Consécration de la pratique sarkozyenne
Dans ces conditions, la dimension essentielle de la contre-réforme tient à ce droit accordé au président de la République de s’adresser dorénavant au Congrès, sa déclaration pouvant seulement « donner lieu, hors de sa présence, à un débat qui n’est suivi d’aucun vote » (article 7). Une disposition certes symbolique, les adeptes de la révision ne manquant pas de souligner que l’équilibre instauré au sein de l’exécutif depuis 1962, entre un président élu au suffrage universel mais n’ayant de comptes à rendre à personne et un Premier ministre responsable devant les élus, n’est pas à ce stade modifié. À ceci près que la signification profonde du changement n’échappe à personne.

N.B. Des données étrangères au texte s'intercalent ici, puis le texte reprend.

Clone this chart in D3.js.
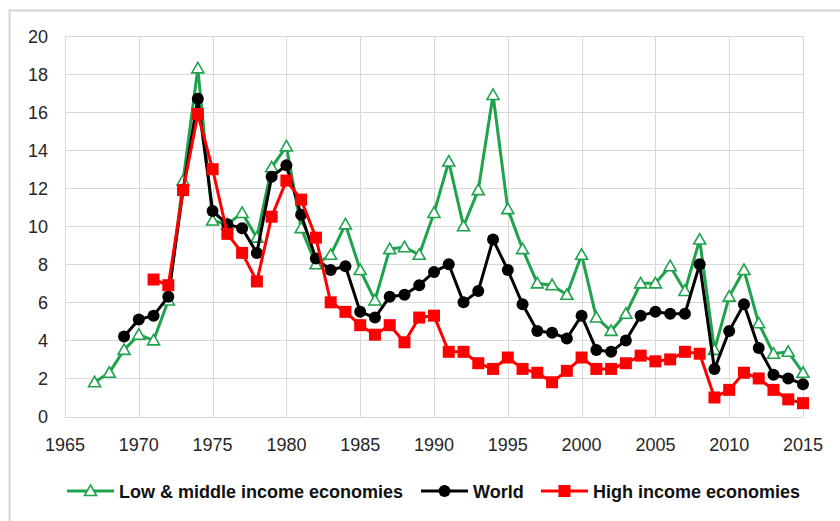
<!DOCTYPE html>
<html>
<head>
<meta charset="utf-8">
<script src="https://cdn.jsdelivr.net/npm/d3@7/dist/d3.min.js"></script>
<style>
    html, body { margin:0; padding:0; background:#fff; }
    svg { display:block; }
    .grid line { stroke:#d9d9d9; stroke-width:1; shape-rendering:crispEdges; }
    .tick-label { font-family:'Liberation Sans', Arial, sans-serif; font-size:18px; fill:#262626; }
    .legend text { font-family:'Liberation Sans', Arial, sans-serif; font-size:18px; font-weight:bold; fill:#111; }
</style>
</head>
<body>
<svg id="chart" width="840" height="521"></svg>
<script>
'use strict';

var lowMiddleStart = 1967,
    lowMiddle = [1.8, 2.3, 3.5, 4.3, 4.0, 6.1, 12.4, 18.3, 10.3, 10.1, 10.7, 9.4, 13.1, 14.2, 9.9, 8.0,
                 8.5, 10.1, 7.7, 6.1, 8.8, 8.9, 8.5, 10.7, 13.4, 10.0, 11.9, 16.9, 10.9, 8.8, 7.0, 6.9,
                 6.4, 8.5, 5.2, 4.5, 5.4, 7.0, 7.0, 7.9, 6.6, 9.3, 3.5, 6.3, 7.7, 4.9, 3.3, 3.4, 2.3];

var worldStart = 1969,
    world = [4.2, 5.1, 5.3, 6.3, 11.9, 16.7, 10.8, 10.1, 9.9, 8.6, 12.6, 13.2, 10.6, 8.3,
             7.7, 7.9, 5.5, 5.2, 6.3, 6.4, 6.9, 7.6, 8.0, 6.0, 6.6, 9.3, 7.7, 5.9, 4.5, 4.4,
             4.1, 5.3, 3.5, 3.4, 4.0, 5.3, 5.5, 5.4, 5.4, 8.0, 2.5, 4.5, 5.9, 3.6, 2.2, 2.0, 1.7];

var highStart = 1971,
    high = [7.2, 6.9, 11.9, 15.9, 13.0, 9.6, 8.6, 7.1, 10.5, 12.4, 11.4, 9.4,
            6.0, 5.5, 4.8, 4.3, 4.8, 3.9, 5.2, 5.3, 3.4, 3.4, 2.8, 2.5, 3.1, 2.5, 2.3, 1.8,
            2.4, 3.1, 2.5, 2.5, 2.8, 3.2, 2.9, 3.0, 3.4, 3.3, 1.0, 1.4, 2.3, 2.0, 1.4, 0.9, 0.7];

var xTicks = [1965, 1970, 1975, 1980, 1985, 1990, 1995, 2000, 2005, 2010, 2015],
    yTicks = [0, 2, 4, 6, 8, 10, 12, 14, 16, 18, 20];

var seriesNames = ['Low & middle income economies', 'World', 'High income economies'];


(function() {
    var svg = d3.select('#chart');

    var M = { left:65, right:803, top:36, bottom:416.5 };

    var x = d3.scaleLinear().domain([1965, 2015]).range([M.left, M.right]),
        y = d3.scaleLinear().domain([0, 20]).range([M.bottom, M.top]);

    function rows(start, values) {
        return values.map(function(v, i){ return { year:start + i, value:v }; });
    }

    var series = [
        { name:seriesNames[0], data:rows(lowMiddleStart, lowMiddle), color:'#1fa24c', marker:'triangle' },
        { name:seriesNames[1], data:rows(worldStart, world),         color:'#000000', marker:'circle' },
        { name:seriesNames[2], data:rows(highStart, high),           color:'#ff0000', marker:'square' }
    ];

    /******************************************************************
        outer frame
     ******************************************************************/
    svg.append('path')
        .attr('d','M9.5 530 L9.5 10.5 L850 10.5')
        .attr('fill','none')
        .attr('stroke','#d4d4d4')
        .attr('stroke-width', 2);

    /******************************************************************
        grid + tick labels
     ******************************************************************/
    var grid = svg.append('g').attr('class','grid');

    grid.selectAll('.hline')
        .data(yTicks).enter()
            .append('line')
                .attr('x1', M.left)
                .attr('x2', M.right)
                .attr('y1', function(d){ return Math.round(y(d)) + 0.5; })
                .attr('y2', function(d){ return Math.round(y(d)) + 0.5; });

    grid.selectAll('.vline')
        .data(xTicks).enter()
            .append('line')
                .attr('x1', function(d){ return Math.round(x(d)) + 0.5; })
                .attr('x2', function(d){ return Math.round(x(d)) + 0.5; })
                .attr('y1', M.top)
                .attr('y2', M.bottom);

    svg.selectAll('.ylab')
        .data(yTicks).enter()
            .append('text')
                .attr('class','tick-label')
                .attr('text-anchor','end')
                .attr('x', 48)
                .attr('y', function(d){ return y(d) + 6.5; })
                .text(function(d){ return d; });

    svg.selectAll('.xlab')
        .data(xTicks).enter()
            .append('text')
                .attr('class','tick-label')
                .attr('text-anchor','middle')
                .attr('x', function(d){ return x(d); })
                .attr('y', 451)
                .text(function(d){ return d; });

    /******************************************************************
        markers
     ******************************************************************/
    function marker(sel, s) {
        if (s.marker === 'triangle') {
            sel.append('path')
                .attr('d','M0 -6 L6 4.5 L-6 4.5 Z')
                .attr('fill','#fff')
                .attr('stroke', s.color)
                .attr('stroke-width', 1.6);
        } else if (s.marker === 'circle') {
            sel.append('circle')
                .attr('r', 6)
                .attr('fill', s.color);
        } else {
            sel.append('rect')
                .attr('x', -6)
                .attr('y', -6)
                .attr('width', 12)
                .attr('height', 12)
                .attr('fill', s.color);
        }
    }

    /******************************************************************
        series
     ******************************************************************/
    var line = d3.line()
        .x(function(d){ return x(d.year); })
        .y(function(d){ return y(d.value); });

    series.forEach(function(s) {
        var g = svg.append('g').attr('class','series');

        g.append('path')
            .datum(s.data)
            .attr('d', line)
            .attr('fill','none')
            .attr('stroke', s.color)
            .attr('stroke-width', 3)
            .attr('stroke-linejoin','round');

        g.selectAll('.pt')
            .data(s.data).enter()
                .append('g')
                    .attr('transform', function(d){ return 'translate('+ [x(d.year), y(d.value)] +')'; })
                    .each(function(){ marker(d3.select(this), s); });
    });

    /******************************************************************
        legend
     ******************************************************************/
    var legendPos = [67, 421, 541],
        legend = svg.append('g').attr('class','legend');

    series.forEach(function(s, i) {
        var g = legend.append('g')
            .attr('transform','translate('+ [legendPos[i], 491] +')');

        g.append('line')
            .attr('x1', 0)
            .attr('x2', 47)
            .attr('stroke', s.color)
            .attr('stroke-width', 3);

        marker(g.append('g').attr('transform','translate(23.5,0)'), s);

        g.append('text')
            .attr('x', 52)
            .attr('y', 6.5)
            .text(s.name);
    });
})();
</script>
</body>
</html>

Alors que ne se voient abolis ni son droit de dissolution de l’Assemblée nationale, ni son pouvoir exclusif de convoquer des référendums législatifs, ni la possibilité pour lui de recourir aux pouvoirs spéciaux ou de se maintenir lorsqu’il fait l’objet d’un désaveu populaire, le monarque élyséen acquiert une prééminence accentuée et, surtout, une authentique « faculté d’injonction à la représentation nationale » [2]. Dit autrement, se trouve ici légitimée la pratique sarkozyenne du pouvoir, ce mélange détonant de bonapartisme exacerbé et d’autoritarisme dissimulé derrière une posture populiste (le souverain étant censé répondre aux attentes du peuple par-dessus toutes les formes existantes de représentation politique ou sociale).

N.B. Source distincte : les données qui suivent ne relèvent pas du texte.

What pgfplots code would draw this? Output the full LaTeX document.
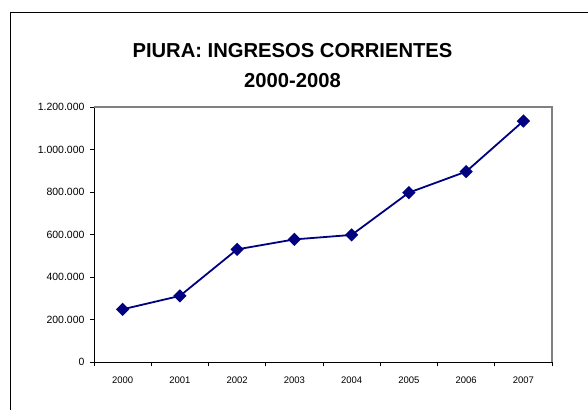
\documentclass[border=0pt]{standalone}
\usepackage{fontspec}
\setmainfont{Liberation Sans}
\usepackage{pgfplots}
\pgfplotsset{compat=1.18}
\definecolor{navyline}{RGB}{0,0,128}
\begin{document}
\begin{tikzpicture}[x=1bp,y=1bp]
\useasboundingbox (0,0) rectangle (588,410);
\draw[line width=1bp] (10,0) -- (10,397) -- (588,397);
\node[anchor=base,inner sep=0pt,font=\fontsize{20.2bp}{22bp}\selectfont\bfseries] at (292.5,352.5) {PIURA: INGRESOS CORRIENTES};
\node[anchor=base,inner sep=0pt,font=\fontsize{20.2bp}{22bp}\selectfont\bfseries] at (292.5,323) {2000-2008};
\begin{axis}[
  at={(94bp,48bp)}, anchor=south west,
  scale only axis, width=458bp, height=255bp,
  xmin=-0.5, xmax=7.5, ymin=0, ymax=1200000,
  axis lines=left,
  axis line style={-, line width=1bp, black},
  tick align=outside,
  major tick length=4bp,
  minor tick length=4bp,
  tick style={black, line width=0.8bp},
  xtick={0,...,7},
  xticklabels={2000,2001,2002,2003,2004,2005,2006,2007},
  major x tick style={draw=none},
  minor xtick={-0.5,0.5,...,7.5},
  ytick={0,200000,400000,600000,800000,1000000,1200000},
  scaled y ticks=false,
  /pgf/number format/fixed,
  /pgf/number format/1000 sep={.},
  /pgf/number format/assume math mode=true,
  yticklabel style={font=\fontsize{10.5bp}{12bp}\selectfont, xshift=-2bp},
  xticklabel style={font=\fontsize{9.5bp}{11bp}\selectfont, yshift=-7bp},
  clip=false,
  after end axis/.code={\draw[gray, line width=1.2bp] (rel axis cs:0,1) -- (rel axis cs:1,1) -- (rel axis cs:1,0);},
]
\addplot[navyline, line width=1.8bp, mark=square*, mark size=3.8bp, mark options={solid, fill=navyline, rotate=45}]
  coordinates {(0,248000) (1,311000) (2,530000) (3,577000) (4,598000) (5,797000) (6,896000) (7,1134000)};
\end{axis}
\end{tikzpicture}
\end{document}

À bien y regarder, le projet présent s’inscrit dans la continuité des modifications dont la Loi fondamentale a fait successivement l’objet. Il en apparaît simplement comme l’habillage (les prétendus droits nouveaux du Parlement) et, surtout, comme une simple étape. La décision, dès 1962, de faire désigner le chef de l’État par les électeurs aura donné à la Ve République sa nature présidentialiste, sans pouvoir toutefois aller au bout du processus. D’où un équilibre périlleux, mi-présidentiel, mi-parlementaire, qui aura généré maintes tensions entre l’Élysée et Matignon depuis 50 ans, pour autoriser finalement les cohabitations qui se sont succédé de 1986 à 1997. Instaurant officiellement le quinquennat, la révision constitutionnelle de 2000, initiée par le gouvernement de Lionel Jospin, aura donc eu pour objet de renforcer la prépondérance élyséenne sans, là encore, parvenir à clarifier totalement le fonctionnement de l’exécutif. Les actuels changements ouvrent, quant à eux, la voie à l’établissement futur d’un régime ouvertement présidentiel.

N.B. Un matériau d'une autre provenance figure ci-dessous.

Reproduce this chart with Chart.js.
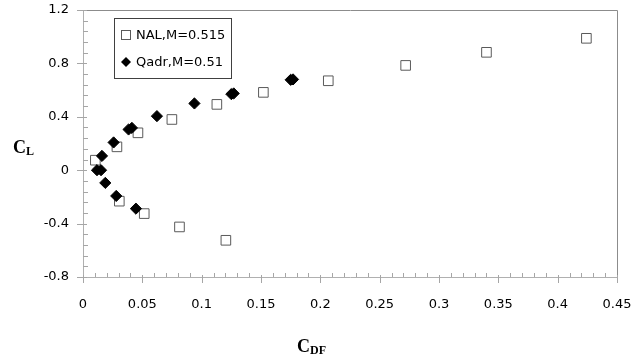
<!DOCTYPE html>
<html>
<head>
<meta charset="utf-8">
<script src="https://cdn.jsdelivr.net/npm/chart.js@4"></script>
<style>
  body { margin: 0; background: #fff; }
  #wrap { width: 644px; height: 360px; }
</style>
</head>
<body>
<div id="wrap"><canvas id="cl" width="644" height="360"></canvas></div>
<script>
// NAL, M=0.515 (open squares)
const nalCdf = [0.1204, 0.0813, 0.0516, 0.0306, 0.0104, 0.0286, 0.0463, 0.0749, 0.1128, 0.152, 0.2067, 0.2719, 0.340, 0.4242];
const nalCl  = [-0.525, -0.425, -0.325, -0.232, 0.075, 0.175, 0.28, 0.38, 0.493, 0.583, 0.67, 0.785, 0.883, 0.988];

// Qadr, M=0.51 (filled diamonds)
const qadrCdf = [0.0446, 0.028, 0.0188, 0.0118, 0.0152, 0.016, 0.0258, 0.0384, 0.0412, 0.0623, 0.0939, 0.125, 0.127, 0.175, 0.177];
const qadrCl  = [-0.288, -0.193, -0.095, 0.0, 0.0, 0.107, 0.208, 0.305, 0.317, 0.405, 0.50, 0.57, 0.575, 0.677, 0.68];

const seriesNames = ['NAL,M=0.515', 'Qadr,M=0.51'];

// axis ranges / ticks
const xMin = 0, xMax = 0.45, xMinor = 0.01, xMajor = 0.05;
const yMin = -0.8, yMax = 1.2, yMinor = 0.08, yMajor = 0.4;

const toPoints = (xs, ys) => xs.map((x, i) => ({ x: x, y: ys[i] }));
const isMajor = (v, step) => Math.abs(v / step - Math.round(v / step)) < 1e-6;
const fmt = v => String(parseFloat(v.toFixed(2)));

// draws ticks, plot frame, legend and the subscript axis titles
const excelLook = {
  id: 'excelLook',
  afterDraw(chart) {
    const ctx = chart.ctx;
    const a = chart.chartArea;
    const xs = chart.scales.x, ys = chart.scales.y;
    ctx.save();

    // top + right frame
    ctx.strokeStyle = '#8c8c8c';
    ctx.lineWidth = 1;
    ctx.beginPath();
    ctx.moveTo(Math.round(a.left) + 0.5, Math.round(a.top) + 0.5);
    ctx.lineTo(Math.round(a.right) + 0.5, Math.round(a.top) + 0.5);
    ctx.lineTo(Math.round(a.right) + 0.5, Math.round(a.bottom) + 0.5);
    ctx.stroke();

    // tick marks
    ctx.strokeStyle = '#a6a6a6';
    ctx.beginPath();
    xs.ticks.forEach(t => {
      const px = Math.round(xs.getPixelForValue(t.value)) + 0.5;
      const by = Math.round(a.bottom);
      if (isMajor(t.value, xMajor)) { ctx.moveTo(px, by - 2); ctx.lineTo(px, by + 6); }
      else { ctx.moveTo(px, by - 4); ctx.lineTo(px, by); }
    });
    ys.ticks.forEach(t => {
      const py = Math.round(ys.getPixelForValue(t.value)) + 0.5;
      const lx = Math.round(a.left);
      if (isMajor(t.value, yMajor)) { ctx.moveTo(lx - 6, py); ctx.lineTo(lx + 4, py); }
      else { ctx.moveTo(lx, py); ctx.lineTo(lx + 5, py); }
    });
    ctx.stroke();

    // legend box
    const lx = a.left + 31, ly = a.top + 8, lw = 117, lh = 60;
    ctx.fillStyle = '#fff';
    ctx.fillRect(lx, ly, lw, lh);
    ctx.strokeStyle = '#404040';
    ctx.strokeRect(Math.round(lx) + 0.5, Math.round(ly) + 0.5, lw, lh);
    ctx.font = '13px "DejaVu Sans"';
    ctx.textBaseline = 'middle';
    ctx.fillStyle = '#000';
    const rows = [ly + 17, ly + 44];
    chart.data.datasets.forEach((ds, i) => {
      const ry = rows[i];
      const mx = lx + 12;
      if (ds.pointStyle === 'rect') {
        ctx.fillStyle = '#fff';
        ctx.strokeStyle = ds.pointBorderColor;
        ctx.fillRect(mx - 4.5, ry - 4.5, 9, 9);
        ctx.strokeRect(mx - 4.5, ry - 4.5, 9, 9);
      } else {
        ctx.fillStyle = '#000';
        ctx.beginPath();
        ctx.moveTo(mx, ry - 5); ctx.lineTo(mx + 5, ry); ctx.lineTo(mx, ry + 5); ctx.lineTo(mx - 5, ry);
        ctx.closePath(); ctx.fill();
      }
      ctx.fillStyle = '#000';
      ctx.textAlign = 'left';
      ctx.fillText(ds.label, lx + 22, ry + 1);
    });

    // axis titles with subscripts
    const sub = (x, y, main, s) => {
      ctx.font = 'bold 18px "Liberation Serif"';
      ctx.textAlign = 'left';
      ctx.textBaseline = 'alphabetic';
      const w = ctx.measureText(main).width;
      ctx.fillText(main, x, y);
      ctx.font = 'bold 12px "Liberation Serif"';
      ctx.fillText(s, x + w, y + 2);
    };
    sub(13, 153, 'C', 'L');
    sub(297, 352, 'C', 'DF');

    ctx.restore();
  }
};

new Chart(document.getElementById('cl'), {
  type: 'scatter',
  data: {
    datasets: [
      {
        label: seriesNames[0],
        data: toPoints(nalCdf, nalCl),
        pointStyle: 'rect',
        pointRadius: 6.8,
        pointHoverRadius: 6.8,
        pointBackgroundColor: '#ffffff',
        pointBorderColor: '#5a5a5a',
        pointBorderWidth: 1,
        order: 2
      },
      {
        label: seriesNames[1],
        data: toPoints(qadrCdf, qadrCl),
        pointStyle: 'rectRot',
        pointRadius: 5.6,
        pointHoverRadius: 5.6,
        pointBackgroundColor: '#000000',
        pointBorderColor: '#000000',
        pointBorderWidth: 1,
        order: 1
      }
    ]
  },
  options: {
    responsive: false,
    animation: false,
    devicePixelRatio: 1,
    layout: { padding: { top: 10, right: 27, left: 0, bottom: 0 } },
    plugins: { legend: { display: false }, tooltip: { enabled: false } },
    scales: {
      x: {
        type: 'linear',
        min: xMin, max: xMax,
        afterFit: s => { s.height = 83; s.paddingLeft = 0; s.paddingRight = 0; },
        grid: { display: false, drawTicks: false },
        border: { display: true, color: '#b0b0b0', width: 1 },
        ticks: {
          stepSize: xMinor,
          autoSkip: false,
          maxRotation: 0,
          padding: 20,
          color: '#000',
          font: { family: 'DejaVu Sans', size: 13 },
          callback: v => isMajor(v, xMajor) ? fmt(v) : ''
        }
      },
      y: {
        type: 'linear',
        min: yMin, max: yMax,
        afterFit: s => { s.width = 83; s.paddingTop = 0; s.paddingBottom = 0; },
        grid: { display: false, drawTicks: false },
        border: { display: true, color: '#b0b0b0', width: 1 },
        ticks: {
          stepSize: yMinor,
          autoSkip: false,
          padding: 14,
          color: '#000',
          font: { family: 'DejaVu Sans', size: 13 },
          callback: v => isMajor(v, yMajor) ? fmt(v) : ''
        }
      }
    }
  },
  plugins: [excelLook]
});
</script>
</body>
</html>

Il n’est, pour s’en convaincre, que de se pencher sur les réflexions du comité Balladur, « sur la modernisation et le rééquilibrage des institutions »3, d’où sont tirées les principales mesures aujourd’hui discutées. Elles constatent, en préambule, qu’il est indispensable de « permettre au régime d’épouser son siècle et, pour ce faire, de trouver un nouvel équilibre entre l’exécutif et le législatif ». Elles soulignent qu’il n’existe « que deux solutions aux difficultés » : « Soit opter pour un régime purement parlementaire dans lequel la réalité et la totalité du pouvoir exécutif appartiennent au Premier ministre, mais l’élection du chef de l’État au suffrage universel direct y fait obstacle dès lors que la Constitution lui confère des attributions qui ne sont pas exclusivement de pur arbitrage. Soit opter pour un régime de nature présidentielle. » Sauf que, relèvent-elles, les conditions n’en sont pas réunies, cette dernière évolution n’étant pas « conforme aux traditions politiques de notre pays ». Il aurait été plus clair de parler des rapports de force qui interdisent encore de traduire, au plan constitutionnel, la volonté des libéraux d’atrophier définitivement les règles démocratiques sur lesquelles pouvaient encore, parfois, s’appuyer les victimes du système…
Question de démocratie
Derrière des joutes souvent obscures au plus grand nombre, c’est en effet cette question cruciale qui s’avère posée. Partout, les classes dirigeantes perçoivent une série de principes et de droits fondamentaux comme autant d’obstacles à la domination de chaque aspect de la vie politique et sociale par les logiques du marché [3]. Il s’ensuit une tendance constante à la concentration des pouvoirs au profit des exécutifs, à des régimes bipartisans ne mettant plus aux prises que des variantes de l’adaptation aux exigences du capitalisme, à l’édulcoration de la citoyenneté, à la domestication d’une partie des forces syndicales, au verrouillage des médias. La présidence Sarkozy se trouve porteuse d’une évolution de ce type, comme le souligne Jean-Pierre Dubois, le président de la Ligue des droits de l’Homme, lorsqu’il parle d’une « réponse à la fragmentation sociale par un “mouvement brownien” de désinstitutionnalisation, d’agitation et de personnalisation extrême du pouvoir et d’atomisation des structures politiques » [4].
C’est dire qu’il n’est pas de compromis possible avec le clan aux affaires. En ce domaine comme en d’autres. C’est une véritable révolution démocratique qui doit répondre à la rupture sociale indispensable pour relever le défi des destructions libérales. Elle ne saurait surgir de petits arrangements, tels ceux auxquels les dirigeants du PS tentent d’aboutir, mais elle suppose d’en finir radicalement avec la monarchie présidentielle. Elle exigera, pour y parvenir, une implication populaire débouchant sur l’élection d’une Assemblée constituante souveraine. C’est à cette perspective qu’une gauche digne de ce nom devrait travailler.